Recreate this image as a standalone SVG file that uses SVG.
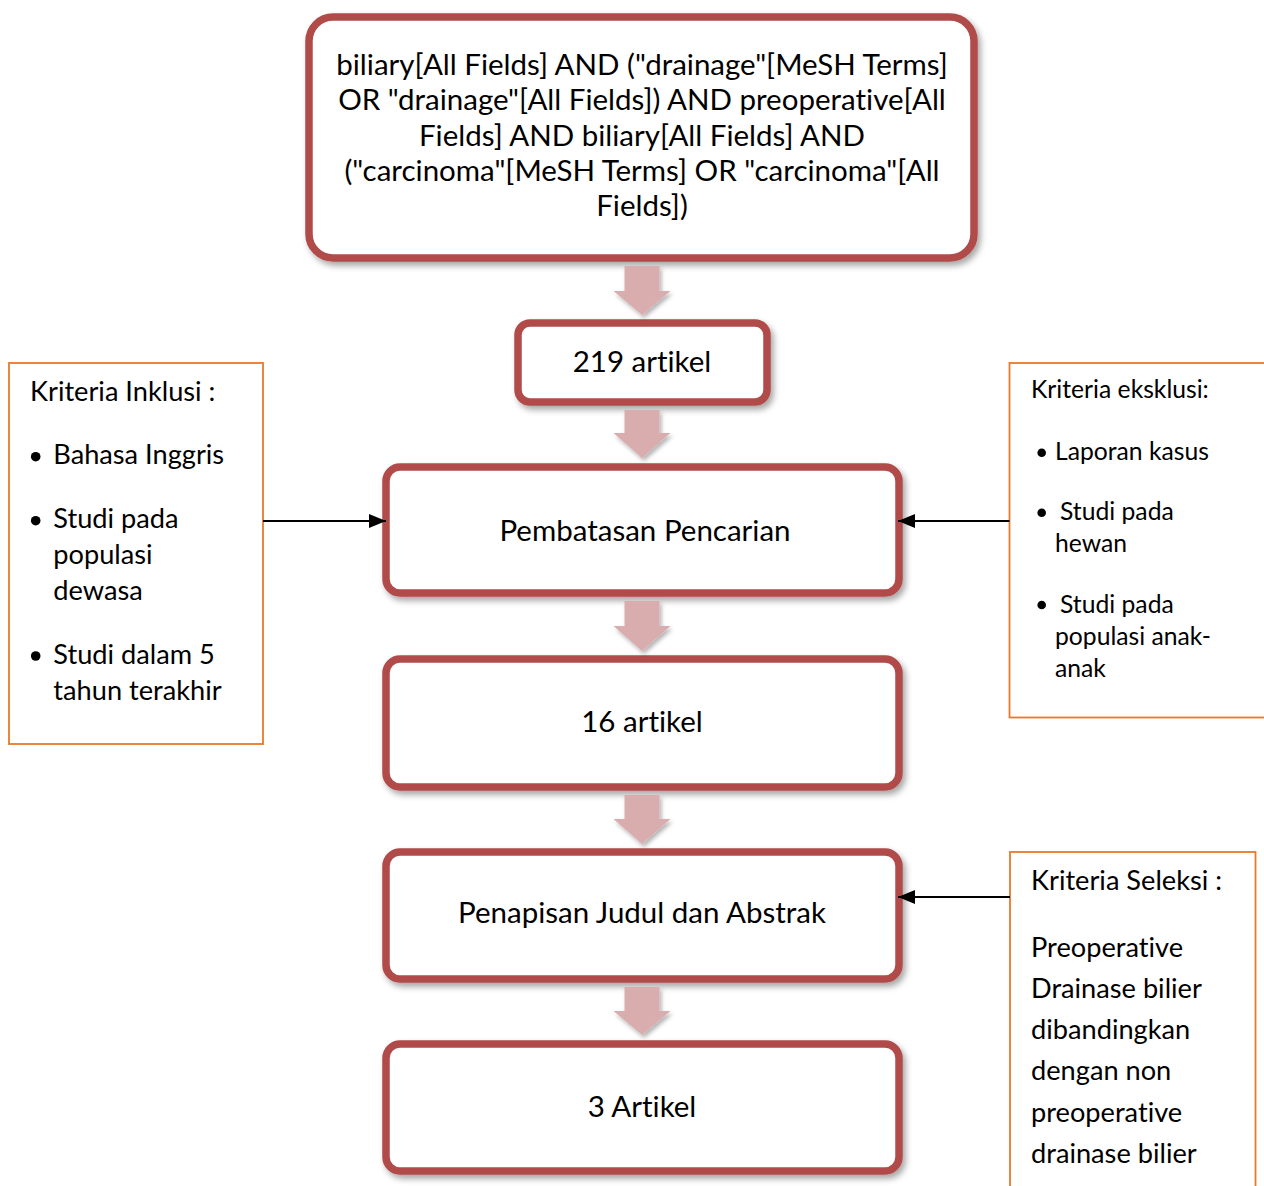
<svg xmlns="http://www.w3.org/2000/svg" width="1264" height="1186" viewBox="0 0 1264 1186">
<style>
.box{fill:#fff;stroke:#b04b49;stroke-width:7.5;filter:url(#sh)}
.blk{fill:#d9adad;filter:url(#sh2)}
.crit{fill:#fff;stroke:#e8792a;stroke-width:1.8}
.conn{stroke:#000;stroke-width:2;fill:none;marker-end:url(#ah)}
text{font-family:Lato,"Open Sans","Liberation Sans",sans-serif;fill:#000;font-variant-ligatures:none;font-feature-settings:"liga" 0}
.c{text-anchor:middle;font-size:29.5px}
.s{font-size:27.2px}
.sm{font-size:24.7px}
</style>
<defs>
<filter id="sh" x="-10%" y="-10%" width="125%" height="130%">
<feDropShadow dx="3" dy="4" stdDeviation="3" flood-color="#000" flood-opacity="0.35"/>
</filter>
<filter id="sh2" x="-20%" y="-20%" width="150%" height="150%">
<feDropShadow dx="2" dy="3" stdDeviation="2" flood-color="#000" flood-opacity="0.3"/>
</filter>
<marker id="ah" markerUnits="userSpaceOnUse" markerWidth="17" markerHeight="14" viewBox="0 0 17 14" refX="17" refY="7" orient="auto">
<path d="M0,0 L17,7 L0,14 z" fill="#000"/>
</marker>
</defs>

<g id="query">
<rect class="box" x="309" y="17" width="665" height="241" rx="24"/>
<text class="c" x="642" y="75">biliary[All Fields] AND ("drainage"[MeSH Terms]</text>
<text class="c" x="642" y="110">OR "drainage"[All Fields]) AND preoperative[All</text>
<text class="c" x="642" y="145.5">Fields] AND biliary[All Fields] AND</text>
<text class="c" x="642" y="181">("carcinoma"[MeSH Terms] OR "carcinoma"[All</text>
<text class="c" x="642" y="216">Fields])</text>
</g>

<g id="n219">
<rect class="box" x="518" y="323" width="249" height="79" rx="12"/>
<text class="c" x="642" y="371.5">219 artikel</text>
</g>

<g id="pembatasan">
<rect class="box" x="386" y="467" width="513" height="126" rx="14"/>
<text class="c" x="645" y="541">Pembatasan Pencarian</text>
</g>

<g id="n16">
<rect class="box" x="386" y="659" width="513" height="128" rx="14"/>
<text class="c" x="642" y="731.5">16 artikel</text>
</g>

<g id="penapisan">
<rect class="box" x="386" y="852" width="513" height="127" rx="14"/>
<text class="c" x="642" y="923">Penapisan Judul dan Abstrak</text>
</g>

<g id="n3">
<rect class="box" x="386" y="1044" width="513" height="127" rx="14"/>
<text class="c" x="642" y="1116.5">3 Artikel</text>
</g>

<g id="inklusi">
<rect class="crit" x="9" y="363" width="254" height="381"/>
<text class="s" x="30" y="400.5">Kriteria Inklusi :</text>
<circle cx="35.7" cy="456.7" r="4.8"/>
<text class="s" x="53.3" y="464.3">Bahasa Inggris</text>
<circle cx="35.7" cy="520.7" r="4.8"/>
<text class="s" x="53.3" y="528.3">Studi pada</text>
<text class="s" x="53.3" y="564">populasi</text>
<text class="s" x="53.3" y="600">dewasa</text>
<circle cx="35.7" cy="656" r="4.8"/>
<text class="s" x="53.3" y="664.3">Studi dalam 5</text>
<text class="s" x="53.3" y="700">tahun terakhir</text>
</g>

<g id="eksklusi">
<rect class="crit" x="1009.5" y="363" width="270" height="354.5"/>
<text class="sm" x="1031" y="398.3">Kriteria eksklusi:</text>
<circle cx="1041.7" cy="452.7" r="4.3"/>
<text class="sm" x="1055" y="460">Laporan kasus</text>
<circle cx="1041.7" cy="512.7" r="4.3"/>
<text class="sm" x="1060" y="520">Studi pada</text>
<text class="sm" x="1055" y="552.3">hewan</text>
<circle cx="1041.7" cy="605" r="4.3"/>
<text class="sm" x="1060" y="612.7">Studi pada</text>
<text class="sm" x="1055" y="645">populasi anak-</text>
<text class="sm" x="1055" y="676.7">anak</text>
</g>

<g id="seleksi">
<rect class="crit" x="1010" y="852" width="245.5" height="345"/>
<text class="s" x="1031" y="890">Kriteria Seleksi :</text>
<text class="s" x="1031" y="956.7">Preoperative</text>
<text class="s" x="1031" y="998.3">Drainase bilier</text>
<text class="s" x="1031" y="1039.3">dibandingkan</text>
<text class="s" x="1031" y="1080">dengan non</text>
<text class="s" x="1031" y="1121.7">preoperative</text>
<text class="s" x="1031" y="1162.7">drainase bilier</text>
</g>

<g id="connectors">
<path class="blk" d="M624.5,266 H659.5 V291 H670.5 L642,315 L613.5,291 H624.5 Z"/>
<path class="blk" d="M624.5,410 H659.5 V433 H670.5 L642,458 L613.5,433 H624.5 Z"/>
<path class="blk" d="M624.5,601 H659.5 V626 H670.5 L642,651 L613.5,626 H624.5 Z"/>
<path class="blk" d="M624.5,795 H659.5 V819 H670.5 L642,844 L613.5,819 H624.5 Z"/>
<path class="blk" d="M624.5,987 H659.5 V1011 H670.5 L642,1035 L613.5,1011 H624.5 Z"/>
<line class="conn" x1="263" y1="521" x2="386" y2="521"/>
<line class="conn" x1="1009.5" y1="521" x2="898" y2="521"/>
<line class="conn" x1="1010" y1="897" x2="898" y2="897"/>
</g>
</svg>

- _Do this_: Reproduce the material above in full, exactly, with no images.

- _Exercise output_:
Recreate this image as a standalone SVG file that uses SVG.
<svg xmlns="http://www.w3.org/2000/svg" width="1264" height="1186" viewBox="0 0 1264 1186">
<style>
.box{fill:#fff;stroke:#b04b49;stroke-width:7.5;filter:url(#sh)}
.blk{fill:#d9adad;filter:url(#sh2)}
.crit{fill:#fff;stroke:#e8792a;stroke-width:1.8}
.conn{stroke:#000;stroke-width:2;fill:none;marker-end:url(#ah)}
text{font-family:Lato,"Open Sans","Liberation Sans",sans-serif;fill:#000;font-variant-ligatures:none;font-feature-settings:"liga" 0}
.c{text-anchor:middle;font-size:29.5px}
.s{font-size:27.2px}
.sm{font-size:24.7px}
</style>
<defs>
<filter id="sh" x="-10%" y="-10%" width="125%" height="130%">
<feDropShadow dx="3" dy="4" stdDeviation="3" flood-color="#000" flood-opacity="0.35"/>
</filter>
<filter id="sh2" x="-20%" y="-20%" width="150%" height="150%">
<feDropShadow dx="2" dy="3" stdDeviation="2" flood-color="#000" flood-opacity="0.3"/>
</filter>
<marker id="ah" markerUnits="userSpaceOnUse" markerWidth="17" markerHeight="14" viewBox="0 0 17 14" refX="17" refY="7" orient="auto">
<path d="M0,0 L17,7 L0,14 z" fill="#000"/>
</marker>
</defs>

<g id="query">
<rect class="box" x="309" y="17" width="665" height="241" rx="24"/>
<text class="c" x="642" y="75">biliary[All Fields] AND ("drainage"[MeSH Terms]</text>
<text class="c" x="642" y="110">OR "drainage"[All Fields]) AND preoperative[All</text>
<text class="c" x="642" y="145.5">Fields] AND biliary[All Fields] AND</text>
<text class="c" x="642" y="181">("carcinoma"[MeSH Terms] OR "carcinoma"[All</text>
<text class="c" x="642" y="216">Fields])</text>
</g>

<g id="n219">
<rect class="box" x="518" y="323" width="249" height="79" rx="12"/>
<text class="c" x="642" y="371.5">219 artikel</text>
</g>

<g id="pembatasan">
<rect class="box" x="386" y="467" width="513" height="126" rx="14"/>
<text class="c" x="645" y="541">Pembatasan Pencarian</text>
</g>

<g id="n16">
<rect class="box" x="386" y="659" width="513" height="128" rx="14"/>
<text class="c" x="642" y="731.5">16 artikel</text>
</g>

<g id="penapisan">
<rect class="box" x="386" y="852" width="513" height="127" rx="14"/>
<text class="c" x="642" y="923">Penapisan Judul dan Abstrak</text>
</g>

<g id="n3">
<rect class="box" x="386" y="1044" width="513" height="127" rx="14"/>
<text class="c" x="642" y="1116.5">3 Artikel</text>
</g>

<g id="inklusi">
<rect class="crit" x="9" y="363" width="254" height="381"/>
<text class="s" x="30" y="400.5">Kriteria Inklusi :</text>
<circle cx="35.7" cy="456.7" r="4.8"/>
<text class="s" x="53.3" y="464.3">Bahasa Inggris</text>
<circle cx="35.7" cy="520.7" r="4.8"/>
<text class="s" x="53.3" y="528.3">Studi pada</text>
<text class="s" x="53.3" y="564">populasi</text>
<text class="s" x="53.3" y="600">dewasa</text>
<circle cx="35.7" cy="656" r="4.8"/>
<text class="s" x="53.3" y="664.3">Studi dalam 5</text>
<text class="s" x="53.3" y="700">tahun terakhir</text>
</g>

<g id="eksklusi">
<rect class="crit" x="1009.5" y="363" width="270" height="354.5"/>
<text class="sm" x="1031" y="398.3">Kriteria eksklusi:</text>
<circle cx="1041.7" cy="452.7" r="4.3"/>
<text class="sm" x="1055" y="460">Laporan kasus</text>
<circle cx="1041.7" cy="512.7" r="4.3"/>
<text class="sm" x="1060" y="520">Studi pada</text>
<text class="sm" x="1055" y="552.3">hewan</text>
<circle cx="1041.7" cy="605" r="4.3"/>
<text class="sm" x="1060" y="612.7">Studi pada</text>
<text class="sm" x="1055" y="645">populasi anak-</text>
<text class="sm" x="1055" y="676.7">anak</text>
</g>

<g id="seleksi">
<rect class="crit" x="1010" y="852" width="245.5" height="345"/>
<text class="s" x="1031" y="890">Kriteria Seleksi :</text>
<text class="s" x="1031" y="956.7">Preoperative</text>
<text class="s" x="1031" y="998.3">Drainase bilier</text>
<text class="s" x="1031" y="1039.3">dibandingkan</text>
<text class="s" x="1031" y="1080">dengan non</text>
<text class="s" x="1031" y="1121.7">preoperative</text>
<text class="s" x="1031" y="1162.7">drainase bilier</text>
</g>

<g id="connectors">
<path class="blk" d="M624.5,266 H659.5 V291 H670.5 L642,315 L613.5,291 H624.5 Z"/>
<path class="blk" d="M624.5,410 H659.5 V433 H670.5 L642,458 L613.5,433 H624.5 Z"/>
<path class="blk" d="M624.5,601 H659.5 V626 H670.5 L642,651 L613.5,626 H624.5 Z"/>
<path class="blk" d="M624.5,795 H659.5 V819 H670.5 L642,844 L613.5,819 H624.5 Z"/>
<path class="blk" d="M624.5,987 H659.5 V1011 H670.5 L642,1035 L613.5,1011 H624.5 Z"/>
<line class="conn" x1="263" y1="521" x2="386" y2="521"/>
<line class="conn" x1="1009.5" y1="521" x2="898" y2="521"/>
<line class="conn" x1="1010" y1="897" x2="898" y2="897"/>
</g>
</svg>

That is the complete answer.